Exercise:
Leave out all pictures and return, exactly as written, the lines from the line containing "Clone this chart in Bokeh." to the line containing "from bokeh.resources import INLINE", both ends kept.

Stored data:
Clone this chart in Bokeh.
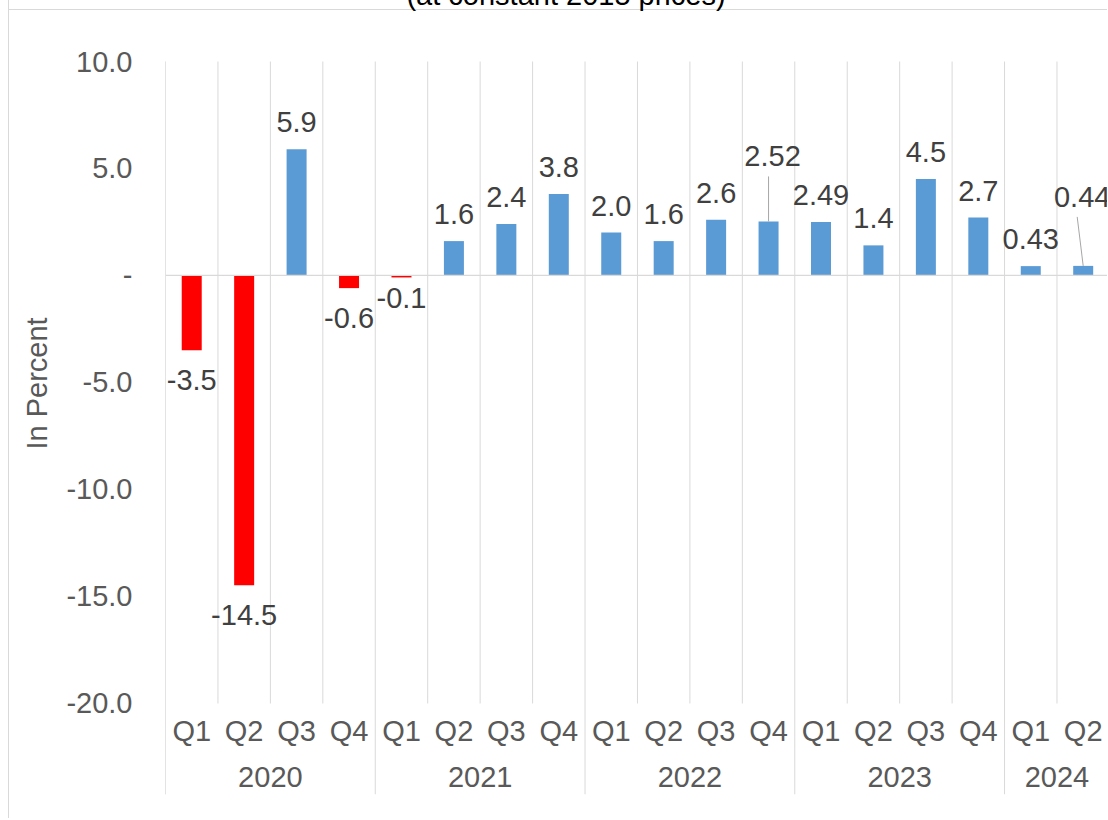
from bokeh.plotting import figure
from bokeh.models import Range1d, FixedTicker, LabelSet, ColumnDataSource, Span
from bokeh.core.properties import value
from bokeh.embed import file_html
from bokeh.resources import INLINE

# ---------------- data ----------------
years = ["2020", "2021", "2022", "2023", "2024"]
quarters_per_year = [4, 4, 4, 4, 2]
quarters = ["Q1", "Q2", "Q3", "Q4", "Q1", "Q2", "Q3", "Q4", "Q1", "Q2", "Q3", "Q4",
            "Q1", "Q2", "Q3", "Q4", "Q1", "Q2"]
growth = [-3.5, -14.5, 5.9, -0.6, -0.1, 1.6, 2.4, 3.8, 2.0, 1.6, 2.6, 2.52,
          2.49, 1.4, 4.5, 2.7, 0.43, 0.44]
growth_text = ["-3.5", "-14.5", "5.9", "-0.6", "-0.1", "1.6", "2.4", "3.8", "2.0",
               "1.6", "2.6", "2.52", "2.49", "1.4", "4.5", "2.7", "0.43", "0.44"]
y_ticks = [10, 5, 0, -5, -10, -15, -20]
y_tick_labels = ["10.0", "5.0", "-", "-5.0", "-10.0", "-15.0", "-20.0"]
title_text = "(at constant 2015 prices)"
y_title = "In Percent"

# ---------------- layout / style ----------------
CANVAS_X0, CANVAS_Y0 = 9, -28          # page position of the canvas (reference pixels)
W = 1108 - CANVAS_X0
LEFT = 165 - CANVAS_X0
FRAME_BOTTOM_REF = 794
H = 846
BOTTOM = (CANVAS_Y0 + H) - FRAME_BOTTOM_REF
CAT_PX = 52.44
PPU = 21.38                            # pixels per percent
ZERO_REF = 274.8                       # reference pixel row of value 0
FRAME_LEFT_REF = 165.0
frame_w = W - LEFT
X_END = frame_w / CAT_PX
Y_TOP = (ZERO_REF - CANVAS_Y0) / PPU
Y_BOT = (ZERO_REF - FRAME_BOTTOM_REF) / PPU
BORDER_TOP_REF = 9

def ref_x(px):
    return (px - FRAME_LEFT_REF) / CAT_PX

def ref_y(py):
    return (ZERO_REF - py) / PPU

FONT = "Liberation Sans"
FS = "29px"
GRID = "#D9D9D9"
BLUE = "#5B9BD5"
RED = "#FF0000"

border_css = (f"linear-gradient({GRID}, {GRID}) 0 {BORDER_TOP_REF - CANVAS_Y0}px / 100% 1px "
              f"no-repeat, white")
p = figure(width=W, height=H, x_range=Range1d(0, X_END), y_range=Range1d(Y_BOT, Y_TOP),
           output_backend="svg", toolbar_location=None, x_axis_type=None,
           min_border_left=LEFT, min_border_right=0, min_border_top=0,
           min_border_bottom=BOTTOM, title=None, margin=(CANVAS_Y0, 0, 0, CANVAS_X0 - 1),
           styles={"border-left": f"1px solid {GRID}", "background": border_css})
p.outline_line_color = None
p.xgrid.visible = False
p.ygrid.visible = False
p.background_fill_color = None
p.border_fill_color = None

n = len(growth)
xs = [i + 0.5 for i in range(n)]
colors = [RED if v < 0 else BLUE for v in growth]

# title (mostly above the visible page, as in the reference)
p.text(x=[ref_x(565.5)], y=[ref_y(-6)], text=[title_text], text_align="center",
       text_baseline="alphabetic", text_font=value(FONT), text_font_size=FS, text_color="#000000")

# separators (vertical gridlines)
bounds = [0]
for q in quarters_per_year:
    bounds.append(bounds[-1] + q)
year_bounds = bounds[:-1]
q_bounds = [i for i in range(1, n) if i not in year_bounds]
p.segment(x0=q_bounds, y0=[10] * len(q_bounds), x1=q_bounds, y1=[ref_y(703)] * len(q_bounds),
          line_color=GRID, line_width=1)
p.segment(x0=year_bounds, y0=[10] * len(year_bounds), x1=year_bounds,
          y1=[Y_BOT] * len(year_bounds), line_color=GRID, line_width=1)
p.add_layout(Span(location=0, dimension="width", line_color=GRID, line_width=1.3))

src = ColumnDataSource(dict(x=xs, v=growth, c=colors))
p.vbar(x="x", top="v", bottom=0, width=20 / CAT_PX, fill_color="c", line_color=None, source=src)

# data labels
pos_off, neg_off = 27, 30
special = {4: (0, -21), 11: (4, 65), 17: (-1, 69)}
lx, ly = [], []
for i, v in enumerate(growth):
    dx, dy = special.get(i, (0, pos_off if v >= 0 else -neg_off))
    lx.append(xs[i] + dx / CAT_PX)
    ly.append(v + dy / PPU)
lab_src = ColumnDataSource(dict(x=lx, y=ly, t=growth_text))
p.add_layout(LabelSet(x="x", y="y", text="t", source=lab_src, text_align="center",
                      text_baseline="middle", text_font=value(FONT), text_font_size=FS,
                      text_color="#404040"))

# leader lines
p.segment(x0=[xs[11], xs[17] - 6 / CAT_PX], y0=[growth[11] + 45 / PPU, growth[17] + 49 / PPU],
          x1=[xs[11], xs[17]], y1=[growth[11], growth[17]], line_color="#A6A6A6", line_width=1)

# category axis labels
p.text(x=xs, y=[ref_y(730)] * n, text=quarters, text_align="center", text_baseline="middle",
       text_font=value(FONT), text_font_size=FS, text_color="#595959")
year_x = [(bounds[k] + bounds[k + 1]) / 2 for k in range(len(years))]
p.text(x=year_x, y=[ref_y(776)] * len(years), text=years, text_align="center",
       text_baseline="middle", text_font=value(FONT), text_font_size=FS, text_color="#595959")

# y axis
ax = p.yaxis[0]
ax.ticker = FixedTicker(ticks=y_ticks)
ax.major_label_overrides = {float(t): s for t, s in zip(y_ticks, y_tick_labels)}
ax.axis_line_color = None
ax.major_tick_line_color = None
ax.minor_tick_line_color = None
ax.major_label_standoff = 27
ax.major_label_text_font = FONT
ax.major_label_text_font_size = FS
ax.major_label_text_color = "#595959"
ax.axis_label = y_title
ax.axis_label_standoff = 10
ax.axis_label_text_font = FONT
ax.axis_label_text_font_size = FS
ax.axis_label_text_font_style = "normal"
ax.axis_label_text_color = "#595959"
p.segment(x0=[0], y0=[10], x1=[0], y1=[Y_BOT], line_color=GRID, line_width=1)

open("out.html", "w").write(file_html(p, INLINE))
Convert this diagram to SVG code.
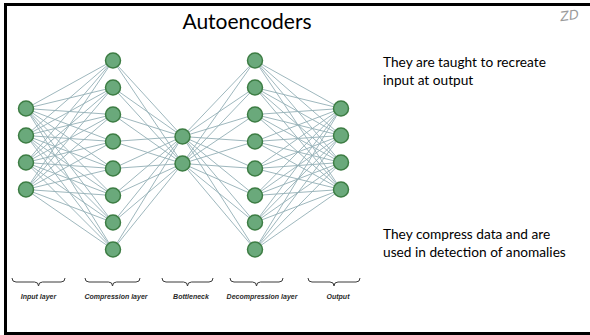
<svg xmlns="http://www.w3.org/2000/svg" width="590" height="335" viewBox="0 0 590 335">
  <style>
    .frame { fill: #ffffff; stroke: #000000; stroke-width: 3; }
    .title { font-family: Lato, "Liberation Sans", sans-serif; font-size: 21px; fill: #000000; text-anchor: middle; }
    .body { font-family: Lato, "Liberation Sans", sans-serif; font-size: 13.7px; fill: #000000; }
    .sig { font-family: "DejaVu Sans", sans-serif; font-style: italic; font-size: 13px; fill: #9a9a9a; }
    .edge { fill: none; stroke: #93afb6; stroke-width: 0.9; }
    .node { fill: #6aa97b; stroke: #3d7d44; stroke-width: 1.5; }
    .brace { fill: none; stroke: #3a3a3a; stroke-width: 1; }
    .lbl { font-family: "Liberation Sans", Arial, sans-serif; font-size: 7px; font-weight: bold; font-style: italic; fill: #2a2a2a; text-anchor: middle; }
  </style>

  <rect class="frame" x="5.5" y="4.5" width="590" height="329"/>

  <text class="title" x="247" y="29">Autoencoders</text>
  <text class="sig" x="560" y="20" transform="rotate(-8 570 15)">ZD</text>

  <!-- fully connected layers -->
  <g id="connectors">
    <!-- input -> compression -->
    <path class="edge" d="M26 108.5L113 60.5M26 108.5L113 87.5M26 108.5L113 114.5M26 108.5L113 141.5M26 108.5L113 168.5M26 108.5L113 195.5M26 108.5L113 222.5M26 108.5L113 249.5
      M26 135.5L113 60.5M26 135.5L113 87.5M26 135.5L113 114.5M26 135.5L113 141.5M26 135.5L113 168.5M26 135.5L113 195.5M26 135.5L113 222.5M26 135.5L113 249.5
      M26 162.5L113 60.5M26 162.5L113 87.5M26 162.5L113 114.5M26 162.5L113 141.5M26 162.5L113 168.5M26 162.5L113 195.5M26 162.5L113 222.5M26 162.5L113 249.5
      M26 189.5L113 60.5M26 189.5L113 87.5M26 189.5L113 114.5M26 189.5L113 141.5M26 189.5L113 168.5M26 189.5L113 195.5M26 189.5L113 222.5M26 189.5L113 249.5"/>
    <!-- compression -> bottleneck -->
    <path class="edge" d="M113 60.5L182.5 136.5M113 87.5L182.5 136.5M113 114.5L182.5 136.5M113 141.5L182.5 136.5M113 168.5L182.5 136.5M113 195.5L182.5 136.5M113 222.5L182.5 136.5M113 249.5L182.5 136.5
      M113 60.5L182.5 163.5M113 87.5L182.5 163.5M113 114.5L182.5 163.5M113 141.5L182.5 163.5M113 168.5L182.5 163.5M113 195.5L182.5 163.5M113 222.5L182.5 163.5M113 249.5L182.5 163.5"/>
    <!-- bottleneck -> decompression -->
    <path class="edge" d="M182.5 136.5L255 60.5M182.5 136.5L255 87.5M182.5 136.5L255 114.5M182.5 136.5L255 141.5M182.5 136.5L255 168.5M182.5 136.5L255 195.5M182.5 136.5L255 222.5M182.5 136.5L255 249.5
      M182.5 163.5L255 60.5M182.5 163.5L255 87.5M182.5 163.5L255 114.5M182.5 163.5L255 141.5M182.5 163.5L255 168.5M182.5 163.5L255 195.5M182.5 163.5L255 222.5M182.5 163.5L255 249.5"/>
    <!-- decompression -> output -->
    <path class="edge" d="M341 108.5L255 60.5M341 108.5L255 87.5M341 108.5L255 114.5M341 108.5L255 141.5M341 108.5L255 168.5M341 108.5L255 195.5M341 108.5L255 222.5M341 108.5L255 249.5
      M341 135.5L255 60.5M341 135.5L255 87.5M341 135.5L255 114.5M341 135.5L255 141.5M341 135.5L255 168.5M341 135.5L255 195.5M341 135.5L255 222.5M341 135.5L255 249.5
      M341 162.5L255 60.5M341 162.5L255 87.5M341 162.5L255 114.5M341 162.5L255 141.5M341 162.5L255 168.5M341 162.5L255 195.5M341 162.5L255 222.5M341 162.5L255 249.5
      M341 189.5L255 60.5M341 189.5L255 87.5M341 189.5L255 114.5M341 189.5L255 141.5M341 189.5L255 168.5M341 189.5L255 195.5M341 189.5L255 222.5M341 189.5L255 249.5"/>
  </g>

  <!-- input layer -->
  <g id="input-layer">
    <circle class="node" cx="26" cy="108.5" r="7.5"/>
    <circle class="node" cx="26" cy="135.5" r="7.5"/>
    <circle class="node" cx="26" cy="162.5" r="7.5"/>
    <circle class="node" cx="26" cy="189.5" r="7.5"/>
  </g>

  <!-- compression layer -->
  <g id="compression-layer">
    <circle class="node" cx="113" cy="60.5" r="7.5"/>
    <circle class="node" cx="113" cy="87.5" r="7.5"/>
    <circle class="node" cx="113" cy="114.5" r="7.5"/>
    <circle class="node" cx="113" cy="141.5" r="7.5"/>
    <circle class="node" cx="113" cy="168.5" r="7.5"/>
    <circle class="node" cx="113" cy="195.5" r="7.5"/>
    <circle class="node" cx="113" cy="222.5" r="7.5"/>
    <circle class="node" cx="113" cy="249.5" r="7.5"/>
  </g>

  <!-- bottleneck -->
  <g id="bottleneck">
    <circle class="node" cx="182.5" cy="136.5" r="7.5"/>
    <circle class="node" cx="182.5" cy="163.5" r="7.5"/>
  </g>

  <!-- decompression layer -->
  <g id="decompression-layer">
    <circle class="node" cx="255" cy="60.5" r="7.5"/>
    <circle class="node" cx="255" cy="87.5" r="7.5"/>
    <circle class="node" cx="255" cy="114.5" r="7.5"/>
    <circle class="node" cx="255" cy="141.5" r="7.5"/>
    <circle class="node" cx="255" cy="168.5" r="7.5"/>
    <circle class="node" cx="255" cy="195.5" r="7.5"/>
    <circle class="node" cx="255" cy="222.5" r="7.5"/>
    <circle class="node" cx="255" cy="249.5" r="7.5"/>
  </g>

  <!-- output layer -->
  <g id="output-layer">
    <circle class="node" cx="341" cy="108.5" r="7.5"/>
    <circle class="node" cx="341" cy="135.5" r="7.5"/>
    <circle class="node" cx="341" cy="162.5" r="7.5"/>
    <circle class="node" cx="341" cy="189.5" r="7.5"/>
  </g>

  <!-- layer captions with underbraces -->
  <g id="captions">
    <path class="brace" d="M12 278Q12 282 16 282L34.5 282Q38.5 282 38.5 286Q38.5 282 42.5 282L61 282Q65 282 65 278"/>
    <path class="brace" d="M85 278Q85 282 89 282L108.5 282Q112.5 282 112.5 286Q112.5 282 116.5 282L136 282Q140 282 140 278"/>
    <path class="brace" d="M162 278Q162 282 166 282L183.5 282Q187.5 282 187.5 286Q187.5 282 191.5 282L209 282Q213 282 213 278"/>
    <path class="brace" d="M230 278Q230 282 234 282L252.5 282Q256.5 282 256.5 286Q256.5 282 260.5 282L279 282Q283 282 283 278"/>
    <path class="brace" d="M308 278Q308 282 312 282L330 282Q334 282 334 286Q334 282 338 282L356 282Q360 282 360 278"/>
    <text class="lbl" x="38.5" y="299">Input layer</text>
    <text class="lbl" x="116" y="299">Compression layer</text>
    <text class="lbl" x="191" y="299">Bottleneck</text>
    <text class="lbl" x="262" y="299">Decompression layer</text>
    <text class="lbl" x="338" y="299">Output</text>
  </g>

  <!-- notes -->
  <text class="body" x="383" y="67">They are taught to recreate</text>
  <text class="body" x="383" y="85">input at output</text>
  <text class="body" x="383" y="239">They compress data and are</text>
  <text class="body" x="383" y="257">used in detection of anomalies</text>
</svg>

* * *

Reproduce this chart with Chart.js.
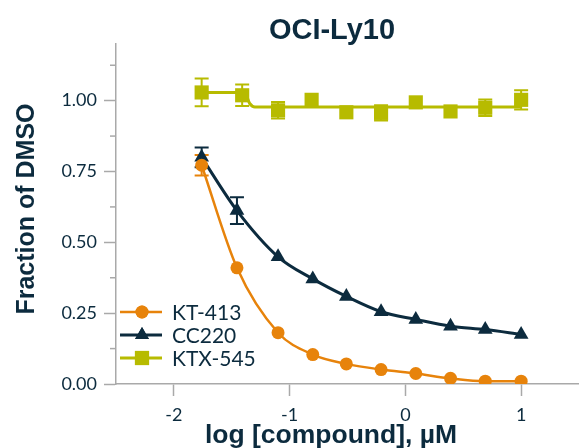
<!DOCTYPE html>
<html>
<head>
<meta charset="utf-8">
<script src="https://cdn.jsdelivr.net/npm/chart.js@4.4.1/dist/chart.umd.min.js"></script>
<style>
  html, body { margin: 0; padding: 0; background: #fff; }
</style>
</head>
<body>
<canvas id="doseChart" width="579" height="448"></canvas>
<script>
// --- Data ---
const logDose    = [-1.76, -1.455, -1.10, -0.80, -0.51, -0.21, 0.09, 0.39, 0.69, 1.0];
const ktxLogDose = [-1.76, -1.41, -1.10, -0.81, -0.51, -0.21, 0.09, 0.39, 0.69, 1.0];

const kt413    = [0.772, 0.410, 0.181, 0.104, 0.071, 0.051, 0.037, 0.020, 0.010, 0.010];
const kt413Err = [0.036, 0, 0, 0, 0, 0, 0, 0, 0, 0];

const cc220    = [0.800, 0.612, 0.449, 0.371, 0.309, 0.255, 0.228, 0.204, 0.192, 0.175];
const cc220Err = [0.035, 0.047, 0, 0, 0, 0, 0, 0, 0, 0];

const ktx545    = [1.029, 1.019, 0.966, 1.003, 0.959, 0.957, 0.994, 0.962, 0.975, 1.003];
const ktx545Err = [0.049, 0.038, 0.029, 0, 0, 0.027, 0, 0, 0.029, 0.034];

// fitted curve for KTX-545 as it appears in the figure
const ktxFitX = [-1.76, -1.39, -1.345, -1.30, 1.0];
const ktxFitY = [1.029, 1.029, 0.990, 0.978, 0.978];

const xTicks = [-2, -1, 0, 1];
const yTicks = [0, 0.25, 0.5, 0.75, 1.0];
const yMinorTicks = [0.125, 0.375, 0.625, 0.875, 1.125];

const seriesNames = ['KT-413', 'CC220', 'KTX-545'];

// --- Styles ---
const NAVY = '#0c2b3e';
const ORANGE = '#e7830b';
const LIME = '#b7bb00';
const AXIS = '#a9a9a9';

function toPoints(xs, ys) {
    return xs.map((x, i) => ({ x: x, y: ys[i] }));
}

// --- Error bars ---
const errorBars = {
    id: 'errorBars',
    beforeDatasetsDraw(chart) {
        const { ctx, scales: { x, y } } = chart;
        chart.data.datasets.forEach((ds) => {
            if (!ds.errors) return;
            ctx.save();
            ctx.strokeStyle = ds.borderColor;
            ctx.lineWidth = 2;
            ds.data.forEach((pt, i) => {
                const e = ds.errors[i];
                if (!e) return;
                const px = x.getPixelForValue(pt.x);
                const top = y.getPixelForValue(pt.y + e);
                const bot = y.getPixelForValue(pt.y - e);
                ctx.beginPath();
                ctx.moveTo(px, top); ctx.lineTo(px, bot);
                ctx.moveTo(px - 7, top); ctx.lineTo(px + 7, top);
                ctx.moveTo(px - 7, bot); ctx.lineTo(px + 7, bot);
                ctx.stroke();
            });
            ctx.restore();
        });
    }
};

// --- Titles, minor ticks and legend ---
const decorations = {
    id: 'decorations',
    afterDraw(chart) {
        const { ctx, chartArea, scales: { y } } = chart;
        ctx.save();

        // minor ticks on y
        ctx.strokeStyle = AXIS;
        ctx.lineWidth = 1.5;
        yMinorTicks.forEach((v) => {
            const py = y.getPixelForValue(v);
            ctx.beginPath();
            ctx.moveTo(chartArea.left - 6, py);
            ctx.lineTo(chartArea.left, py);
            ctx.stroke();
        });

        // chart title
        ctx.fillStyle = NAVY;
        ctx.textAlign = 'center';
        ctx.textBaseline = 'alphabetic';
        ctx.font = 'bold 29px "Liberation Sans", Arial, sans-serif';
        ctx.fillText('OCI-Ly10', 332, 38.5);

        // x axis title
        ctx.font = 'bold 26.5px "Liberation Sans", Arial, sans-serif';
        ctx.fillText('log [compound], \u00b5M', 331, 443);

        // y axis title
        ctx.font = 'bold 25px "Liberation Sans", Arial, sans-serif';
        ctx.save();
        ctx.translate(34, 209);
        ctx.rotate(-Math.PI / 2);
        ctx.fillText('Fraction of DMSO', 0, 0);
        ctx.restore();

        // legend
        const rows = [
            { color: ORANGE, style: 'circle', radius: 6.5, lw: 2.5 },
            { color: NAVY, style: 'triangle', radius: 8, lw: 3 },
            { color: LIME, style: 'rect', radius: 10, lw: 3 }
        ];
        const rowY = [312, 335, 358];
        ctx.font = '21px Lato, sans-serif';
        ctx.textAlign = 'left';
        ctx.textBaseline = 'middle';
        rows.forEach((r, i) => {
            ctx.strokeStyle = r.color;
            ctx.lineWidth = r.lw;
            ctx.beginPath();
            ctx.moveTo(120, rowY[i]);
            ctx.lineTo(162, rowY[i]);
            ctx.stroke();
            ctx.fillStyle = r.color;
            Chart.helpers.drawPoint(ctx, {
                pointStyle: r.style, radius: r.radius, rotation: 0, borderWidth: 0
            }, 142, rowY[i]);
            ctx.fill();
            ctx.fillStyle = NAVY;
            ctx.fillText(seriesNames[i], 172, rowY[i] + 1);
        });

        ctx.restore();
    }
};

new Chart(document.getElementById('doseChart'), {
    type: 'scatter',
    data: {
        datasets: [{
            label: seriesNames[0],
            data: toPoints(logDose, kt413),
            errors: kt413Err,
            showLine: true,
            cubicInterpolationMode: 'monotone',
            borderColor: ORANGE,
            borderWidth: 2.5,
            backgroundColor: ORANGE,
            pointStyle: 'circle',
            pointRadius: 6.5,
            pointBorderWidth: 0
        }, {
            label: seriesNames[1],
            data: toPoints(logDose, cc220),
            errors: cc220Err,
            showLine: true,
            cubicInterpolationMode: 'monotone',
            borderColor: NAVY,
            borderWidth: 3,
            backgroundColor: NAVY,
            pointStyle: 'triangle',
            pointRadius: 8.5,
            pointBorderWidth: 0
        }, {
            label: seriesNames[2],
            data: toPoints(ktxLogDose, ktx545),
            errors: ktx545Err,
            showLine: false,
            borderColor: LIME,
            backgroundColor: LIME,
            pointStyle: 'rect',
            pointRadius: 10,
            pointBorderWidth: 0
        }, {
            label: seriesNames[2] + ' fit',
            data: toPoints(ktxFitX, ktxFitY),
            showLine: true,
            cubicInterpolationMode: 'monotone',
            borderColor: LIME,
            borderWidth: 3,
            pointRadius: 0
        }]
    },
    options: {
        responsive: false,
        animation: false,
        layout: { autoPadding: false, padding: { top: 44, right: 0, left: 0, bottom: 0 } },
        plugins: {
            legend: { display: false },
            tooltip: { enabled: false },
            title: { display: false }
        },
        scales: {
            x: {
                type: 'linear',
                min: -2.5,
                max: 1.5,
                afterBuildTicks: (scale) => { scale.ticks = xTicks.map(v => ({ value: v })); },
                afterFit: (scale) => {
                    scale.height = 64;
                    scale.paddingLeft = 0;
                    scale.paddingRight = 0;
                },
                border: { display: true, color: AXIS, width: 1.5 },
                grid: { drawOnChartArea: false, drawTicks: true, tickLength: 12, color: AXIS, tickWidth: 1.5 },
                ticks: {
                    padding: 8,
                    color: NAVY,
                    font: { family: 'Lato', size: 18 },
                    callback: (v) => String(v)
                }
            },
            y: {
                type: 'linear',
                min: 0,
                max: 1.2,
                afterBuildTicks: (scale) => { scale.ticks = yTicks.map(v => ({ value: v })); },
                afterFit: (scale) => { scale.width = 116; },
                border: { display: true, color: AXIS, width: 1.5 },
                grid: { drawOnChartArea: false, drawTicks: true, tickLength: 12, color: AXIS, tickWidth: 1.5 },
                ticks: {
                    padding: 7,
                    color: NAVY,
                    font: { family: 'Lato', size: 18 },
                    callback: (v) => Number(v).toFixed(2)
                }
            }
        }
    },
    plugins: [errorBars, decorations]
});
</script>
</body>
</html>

Reply:
Clone this chart in Bokeh.
from bokeh.plotting import figure
from bokeh.models import Range1d, FixedTicker, LabelSet, ColumnDataSource, Span
from bokeh.core.properties import value
from bokeh.embed import file_html
from bokeh.resources import INLINE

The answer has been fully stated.